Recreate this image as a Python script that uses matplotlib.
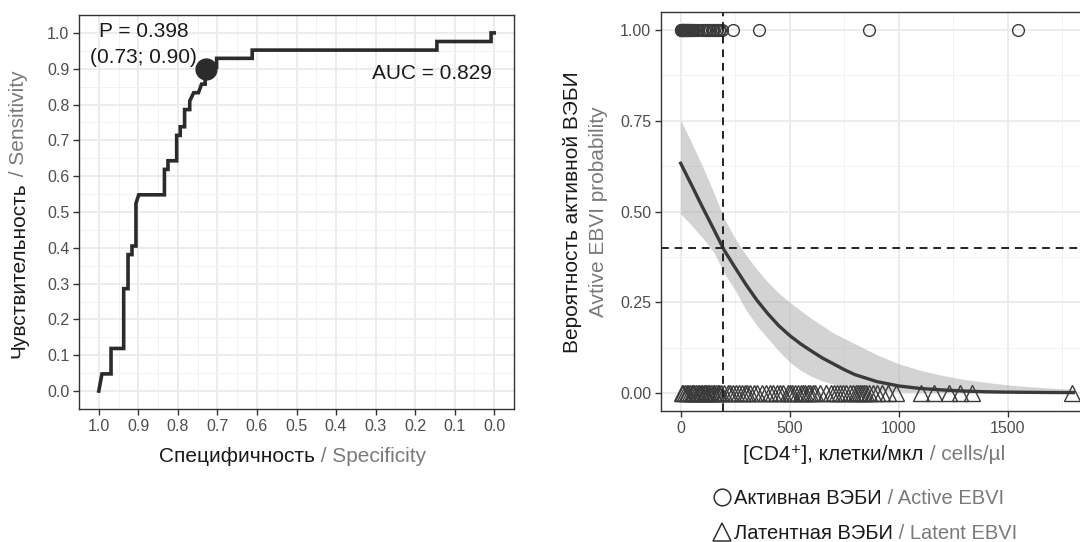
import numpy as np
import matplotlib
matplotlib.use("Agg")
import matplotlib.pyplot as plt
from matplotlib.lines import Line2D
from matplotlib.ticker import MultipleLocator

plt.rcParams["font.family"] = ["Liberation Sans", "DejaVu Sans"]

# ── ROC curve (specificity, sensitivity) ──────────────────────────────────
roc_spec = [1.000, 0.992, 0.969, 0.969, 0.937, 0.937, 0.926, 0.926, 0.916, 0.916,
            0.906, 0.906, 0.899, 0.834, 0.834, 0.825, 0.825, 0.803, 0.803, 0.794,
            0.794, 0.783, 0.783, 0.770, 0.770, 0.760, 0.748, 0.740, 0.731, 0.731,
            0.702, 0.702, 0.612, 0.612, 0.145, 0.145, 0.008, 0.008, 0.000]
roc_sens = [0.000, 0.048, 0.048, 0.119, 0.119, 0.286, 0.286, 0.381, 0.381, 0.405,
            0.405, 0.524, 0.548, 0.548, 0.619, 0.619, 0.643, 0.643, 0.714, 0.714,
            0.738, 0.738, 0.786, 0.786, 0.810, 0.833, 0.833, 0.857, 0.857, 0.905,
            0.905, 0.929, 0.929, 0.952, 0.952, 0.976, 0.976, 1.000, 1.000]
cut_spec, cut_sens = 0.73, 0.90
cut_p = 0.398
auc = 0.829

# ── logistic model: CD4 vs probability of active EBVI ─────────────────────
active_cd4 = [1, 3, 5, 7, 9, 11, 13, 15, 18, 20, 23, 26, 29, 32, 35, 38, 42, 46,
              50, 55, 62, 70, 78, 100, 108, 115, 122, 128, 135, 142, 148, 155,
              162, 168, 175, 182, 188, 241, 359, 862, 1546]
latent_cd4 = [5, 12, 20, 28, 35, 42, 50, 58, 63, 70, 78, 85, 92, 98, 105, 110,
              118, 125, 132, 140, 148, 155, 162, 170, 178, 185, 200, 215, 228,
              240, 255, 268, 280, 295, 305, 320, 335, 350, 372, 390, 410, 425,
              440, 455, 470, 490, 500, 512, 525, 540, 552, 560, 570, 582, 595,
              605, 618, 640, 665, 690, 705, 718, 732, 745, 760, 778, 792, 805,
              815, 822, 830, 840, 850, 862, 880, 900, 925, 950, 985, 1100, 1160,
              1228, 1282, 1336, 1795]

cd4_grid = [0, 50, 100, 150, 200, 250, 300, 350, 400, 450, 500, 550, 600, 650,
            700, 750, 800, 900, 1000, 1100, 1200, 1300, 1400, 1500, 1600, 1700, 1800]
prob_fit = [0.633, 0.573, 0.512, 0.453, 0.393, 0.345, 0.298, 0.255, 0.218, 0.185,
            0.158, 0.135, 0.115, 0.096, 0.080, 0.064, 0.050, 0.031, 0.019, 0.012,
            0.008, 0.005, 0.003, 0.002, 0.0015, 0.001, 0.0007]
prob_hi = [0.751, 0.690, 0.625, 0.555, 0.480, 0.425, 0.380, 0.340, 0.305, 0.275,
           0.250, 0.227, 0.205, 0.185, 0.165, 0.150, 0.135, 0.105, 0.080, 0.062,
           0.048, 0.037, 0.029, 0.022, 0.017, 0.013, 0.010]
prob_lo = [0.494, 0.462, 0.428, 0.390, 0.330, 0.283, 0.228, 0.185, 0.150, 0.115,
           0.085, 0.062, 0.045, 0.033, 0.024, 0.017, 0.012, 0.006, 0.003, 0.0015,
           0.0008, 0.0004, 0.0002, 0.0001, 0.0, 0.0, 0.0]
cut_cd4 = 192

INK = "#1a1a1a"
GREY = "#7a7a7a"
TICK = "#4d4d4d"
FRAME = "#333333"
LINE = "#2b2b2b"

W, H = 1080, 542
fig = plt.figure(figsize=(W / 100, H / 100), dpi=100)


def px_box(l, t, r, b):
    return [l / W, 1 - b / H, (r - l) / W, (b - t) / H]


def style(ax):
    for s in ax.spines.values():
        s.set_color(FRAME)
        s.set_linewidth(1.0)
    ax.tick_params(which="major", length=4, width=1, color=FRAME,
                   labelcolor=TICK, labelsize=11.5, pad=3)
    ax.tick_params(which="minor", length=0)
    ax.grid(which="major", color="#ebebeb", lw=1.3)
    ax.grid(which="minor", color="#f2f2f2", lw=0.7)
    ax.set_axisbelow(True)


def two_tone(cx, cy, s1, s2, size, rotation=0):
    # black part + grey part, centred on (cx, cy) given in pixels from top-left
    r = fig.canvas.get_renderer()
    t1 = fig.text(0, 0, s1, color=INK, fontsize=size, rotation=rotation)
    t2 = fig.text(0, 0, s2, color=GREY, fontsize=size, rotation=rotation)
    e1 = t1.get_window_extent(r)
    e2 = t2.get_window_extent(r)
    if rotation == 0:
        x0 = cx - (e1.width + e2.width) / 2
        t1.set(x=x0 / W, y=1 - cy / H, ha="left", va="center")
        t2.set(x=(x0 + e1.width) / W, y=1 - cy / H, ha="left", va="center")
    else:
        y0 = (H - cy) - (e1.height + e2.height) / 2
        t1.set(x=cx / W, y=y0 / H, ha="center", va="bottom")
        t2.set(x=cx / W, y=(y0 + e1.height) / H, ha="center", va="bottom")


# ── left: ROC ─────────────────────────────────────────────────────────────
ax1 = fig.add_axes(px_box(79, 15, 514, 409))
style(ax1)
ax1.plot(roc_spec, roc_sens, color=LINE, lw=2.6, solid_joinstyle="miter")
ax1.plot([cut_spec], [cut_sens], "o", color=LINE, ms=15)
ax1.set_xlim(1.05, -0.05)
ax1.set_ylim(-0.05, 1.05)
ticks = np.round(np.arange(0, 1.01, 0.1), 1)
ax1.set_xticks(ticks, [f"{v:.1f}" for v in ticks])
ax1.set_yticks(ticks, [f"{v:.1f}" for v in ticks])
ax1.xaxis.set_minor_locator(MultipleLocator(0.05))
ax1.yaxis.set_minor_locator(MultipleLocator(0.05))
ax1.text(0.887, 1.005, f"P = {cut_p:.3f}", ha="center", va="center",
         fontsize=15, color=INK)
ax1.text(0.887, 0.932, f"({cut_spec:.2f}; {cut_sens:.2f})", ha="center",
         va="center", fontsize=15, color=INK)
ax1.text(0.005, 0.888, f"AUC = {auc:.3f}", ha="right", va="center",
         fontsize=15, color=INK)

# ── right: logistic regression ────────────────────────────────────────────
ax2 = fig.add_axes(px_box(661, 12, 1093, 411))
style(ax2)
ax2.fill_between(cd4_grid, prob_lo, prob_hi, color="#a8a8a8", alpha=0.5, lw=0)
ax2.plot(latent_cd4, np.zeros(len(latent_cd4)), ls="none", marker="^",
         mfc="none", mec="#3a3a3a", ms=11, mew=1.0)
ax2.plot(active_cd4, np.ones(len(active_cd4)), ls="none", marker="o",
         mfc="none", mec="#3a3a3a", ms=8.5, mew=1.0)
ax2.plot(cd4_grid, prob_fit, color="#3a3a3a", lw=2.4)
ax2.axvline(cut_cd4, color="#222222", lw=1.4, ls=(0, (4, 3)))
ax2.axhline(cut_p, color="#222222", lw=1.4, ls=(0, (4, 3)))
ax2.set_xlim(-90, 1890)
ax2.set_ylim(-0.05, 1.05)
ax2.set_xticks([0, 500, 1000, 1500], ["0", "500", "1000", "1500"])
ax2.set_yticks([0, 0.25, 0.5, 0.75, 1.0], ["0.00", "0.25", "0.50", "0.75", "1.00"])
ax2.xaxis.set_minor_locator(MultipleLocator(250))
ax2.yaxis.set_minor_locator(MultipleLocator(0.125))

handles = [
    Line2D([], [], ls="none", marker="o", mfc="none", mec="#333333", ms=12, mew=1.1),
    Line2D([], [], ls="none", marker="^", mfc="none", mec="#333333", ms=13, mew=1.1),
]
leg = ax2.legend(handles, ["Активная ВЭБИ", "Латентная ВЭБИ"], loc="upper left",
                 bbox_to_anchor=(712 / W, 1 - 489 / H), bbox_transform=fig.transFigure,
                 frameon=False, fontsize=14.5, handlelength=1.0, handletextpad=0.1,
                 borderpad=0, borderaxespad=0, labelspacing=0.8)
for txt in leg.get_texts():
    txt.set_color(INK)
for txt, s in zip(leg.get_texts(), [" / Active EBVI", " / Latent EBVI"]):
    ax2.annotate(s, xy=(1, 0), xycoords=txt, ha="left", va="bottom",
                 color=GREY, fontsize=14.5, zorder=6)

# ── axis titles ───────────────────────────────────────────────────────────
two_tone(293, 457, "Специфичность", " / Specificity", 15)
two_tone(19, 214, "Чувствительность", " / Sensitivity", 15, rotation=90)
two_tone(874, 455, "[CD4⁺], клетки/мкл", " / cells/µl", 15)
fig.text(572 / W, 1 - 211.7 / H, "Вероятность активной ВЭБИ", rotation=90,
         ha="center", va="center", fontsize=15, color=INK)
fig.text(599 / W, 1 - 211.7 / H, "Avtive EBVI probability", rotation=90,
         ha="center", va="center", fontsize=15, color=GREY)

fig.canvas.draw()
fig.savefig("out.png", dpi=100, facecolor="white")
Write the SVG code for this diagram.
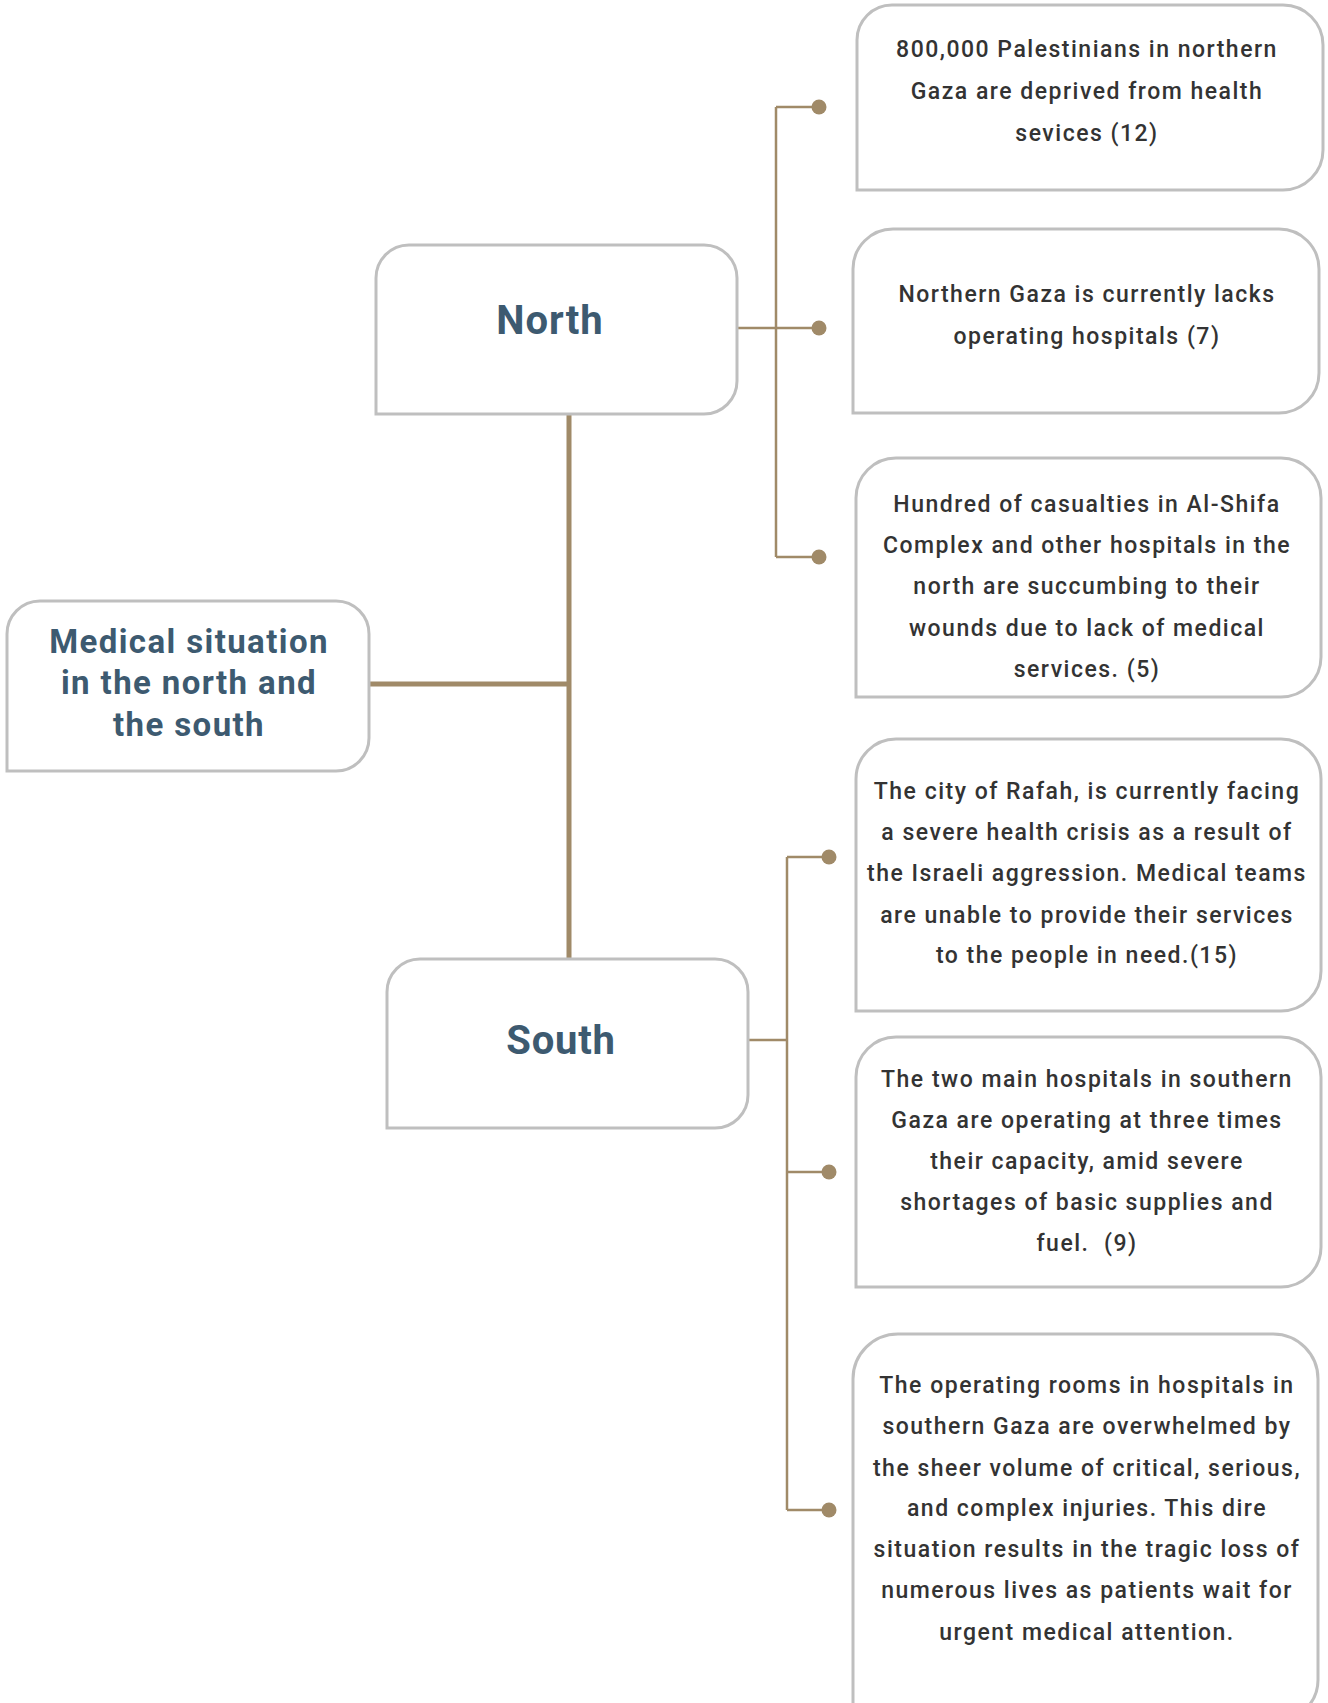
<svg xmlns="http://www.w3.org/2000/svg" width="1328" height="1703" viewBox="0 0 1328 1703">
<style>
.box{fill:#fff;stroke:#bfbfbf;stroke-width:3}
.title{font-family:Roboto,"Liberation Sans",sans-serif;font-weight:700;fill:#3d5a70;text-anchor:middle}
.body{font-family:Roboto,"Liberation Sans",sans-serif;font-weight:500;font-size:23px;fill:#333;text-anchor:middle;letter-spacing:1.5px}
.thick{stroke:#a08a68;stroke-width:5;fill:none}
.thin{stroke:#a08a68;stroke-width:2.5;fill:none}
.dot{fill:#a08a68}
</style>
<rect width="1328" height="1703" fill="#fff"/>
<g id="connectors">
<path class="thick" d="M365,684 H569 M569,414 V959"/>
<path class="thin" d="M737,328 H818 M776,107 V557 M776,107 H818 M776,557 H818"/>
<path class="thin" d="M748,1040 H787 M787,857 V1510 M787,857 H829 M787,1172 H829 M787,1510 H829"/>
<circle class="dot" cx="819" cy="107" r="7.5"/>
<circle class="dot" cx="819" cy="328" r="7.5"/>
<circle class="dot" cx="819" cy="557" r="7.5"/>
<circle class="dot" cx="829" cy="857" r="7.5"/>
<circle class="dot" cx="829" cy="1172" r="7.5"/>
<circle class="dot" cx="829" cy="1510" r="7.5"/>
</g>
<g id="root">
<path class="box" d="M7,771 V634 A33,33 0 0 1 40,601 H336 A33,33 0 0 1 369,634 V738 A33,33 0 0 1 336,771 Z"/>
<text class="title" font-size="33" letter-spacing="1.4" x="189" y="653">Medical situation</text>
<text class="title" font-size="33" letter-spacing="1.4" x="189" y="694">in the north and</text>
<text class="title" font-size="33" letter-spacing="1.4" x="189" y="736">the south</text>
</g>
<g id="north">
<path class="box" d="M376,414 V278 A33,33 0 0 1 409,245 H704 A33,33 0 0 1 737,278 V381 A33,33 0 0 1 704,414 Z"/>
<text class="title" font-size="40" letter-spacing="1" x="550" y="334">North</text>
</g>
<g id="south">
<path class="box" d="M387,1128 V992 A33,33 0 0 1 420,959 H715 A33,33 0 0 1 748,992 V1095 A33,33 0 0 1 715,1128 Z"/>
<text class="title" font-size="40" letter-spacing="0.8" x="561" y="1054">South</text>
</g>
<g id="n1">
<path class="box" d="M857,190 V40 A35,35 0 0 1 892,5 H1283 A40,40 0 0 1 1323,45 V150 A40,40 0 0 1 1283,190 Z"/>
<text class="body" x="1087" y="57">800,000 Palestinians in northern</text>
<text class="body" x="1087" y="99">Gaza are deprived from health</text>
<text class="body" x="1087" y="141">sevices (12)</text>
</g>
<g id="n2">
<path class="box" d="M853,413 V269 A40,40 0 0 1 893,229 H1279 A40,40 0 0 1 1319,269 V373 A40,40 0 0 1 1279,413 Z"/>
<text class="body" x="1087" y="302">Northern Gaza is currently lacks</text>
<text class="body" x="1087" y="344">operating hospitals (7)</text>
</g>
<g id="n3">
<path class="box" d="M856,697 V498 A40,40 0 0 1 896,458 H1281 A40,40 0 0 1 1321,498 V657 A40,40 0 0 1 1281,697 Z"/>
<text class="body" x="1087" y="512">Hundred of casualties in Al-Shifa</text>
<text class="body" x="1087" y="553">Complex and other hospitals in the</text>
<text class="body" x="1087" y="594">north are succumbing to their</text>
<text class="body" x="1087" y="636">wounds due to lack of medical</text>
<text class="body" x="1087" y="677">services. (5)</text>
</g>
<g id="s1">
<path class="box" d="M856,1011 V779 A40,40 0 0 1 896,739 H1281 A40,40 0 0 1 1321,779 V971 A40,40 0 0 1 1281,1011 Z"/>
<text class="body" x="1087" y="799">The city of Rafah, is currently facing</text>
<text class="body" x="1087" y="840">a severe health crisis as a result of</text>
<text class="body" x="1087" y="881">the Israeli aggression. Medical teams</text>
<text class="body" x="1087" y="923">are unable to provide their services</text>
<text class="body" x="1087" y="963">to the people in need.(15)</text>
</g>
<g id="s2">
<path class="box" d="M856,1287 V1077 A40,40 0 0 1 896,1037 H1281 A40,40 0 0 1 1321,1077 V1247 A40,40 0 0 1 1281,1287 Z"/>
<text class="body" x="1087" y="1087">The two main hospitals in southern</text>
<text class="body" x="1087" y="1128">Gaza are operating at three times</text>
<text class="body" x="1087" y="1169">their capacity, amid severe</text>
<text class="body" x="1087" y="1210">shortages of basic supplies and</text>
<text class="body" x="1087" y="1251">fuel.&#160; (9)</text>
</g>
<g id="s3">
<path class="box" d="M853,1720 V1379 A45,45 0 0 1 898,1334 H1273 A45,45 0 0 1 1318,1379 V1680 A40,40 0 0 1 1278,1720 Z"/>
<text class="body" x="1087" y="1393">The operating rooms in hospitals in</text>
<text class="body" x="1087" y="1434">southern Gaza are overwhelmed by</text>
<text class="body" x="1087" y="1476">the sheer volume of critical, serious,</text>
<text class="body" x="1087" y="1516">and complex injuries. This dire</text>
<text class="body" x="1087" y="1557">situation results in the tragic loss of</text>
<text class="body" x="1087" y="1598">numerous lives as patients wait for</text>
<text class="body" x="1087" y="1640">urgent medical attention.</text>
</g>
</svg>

◆ ◆ ◆

> **PROBLEM DETAILS**
Your task is to restate word for word the lines from the top of the data to the line containing "auc = 0.829", both ends included, with every picture left out.

> **IN RESPONSE**
Recreate this image as a Python script that uses matplotlib.
import numpy as np
import matplotlib
matplotlib.use("Agg")
import matplotlib.pyplot as plt
from matplotlib.lines import Line2D
from matplotlib.ticker import MultipleLocator

plt.rcParams["font.family"] = ["Liberation Sans", "DejaVu Sans"]

# ── ROC curve (specificity, sensitivity) ──────────────────────────────────
roc_spec = [1.000, 0.992, 0.969, 0.969, 0.937, 0.937, 0.926, 0.926, 0.916, 0.916,
            0.906, 0.906, 0.899, 0.834, 0.834, 0.825, 0.825, 0.803, 0.803, 0.794,
            0.794, 0.783, 0.783, 0.770, 0.770, 0.760, 0.748, 0.740, 0.731, 0.731,
            0.702, 0.702, 0.612, 0.612, 0.145, 0.145, 0.008, 0.008, 0.000]
roc_sens = [0.000, 0.048, 0.048, 0.119, 0.119, 0.286, 0.286, 0.381, 0.381, 0.405,
            0.405, 0.524, 0.548, 0.548, 0.619, 0.619, 0.643, 0.643, 0.714, 0.714,
            0.738, 0.738, 0.786, 0.786, 0.810, 0.833, 0.833, 0.857, 0.857, 0.905,
            0.905, 0.929, 0.929, 0.952, 0.952, 0.976, 0.976, 1.000, 1.000]
cut_spec, cut_sens = 0.73, 0.90
cut_p = 0.398
auc = 0.829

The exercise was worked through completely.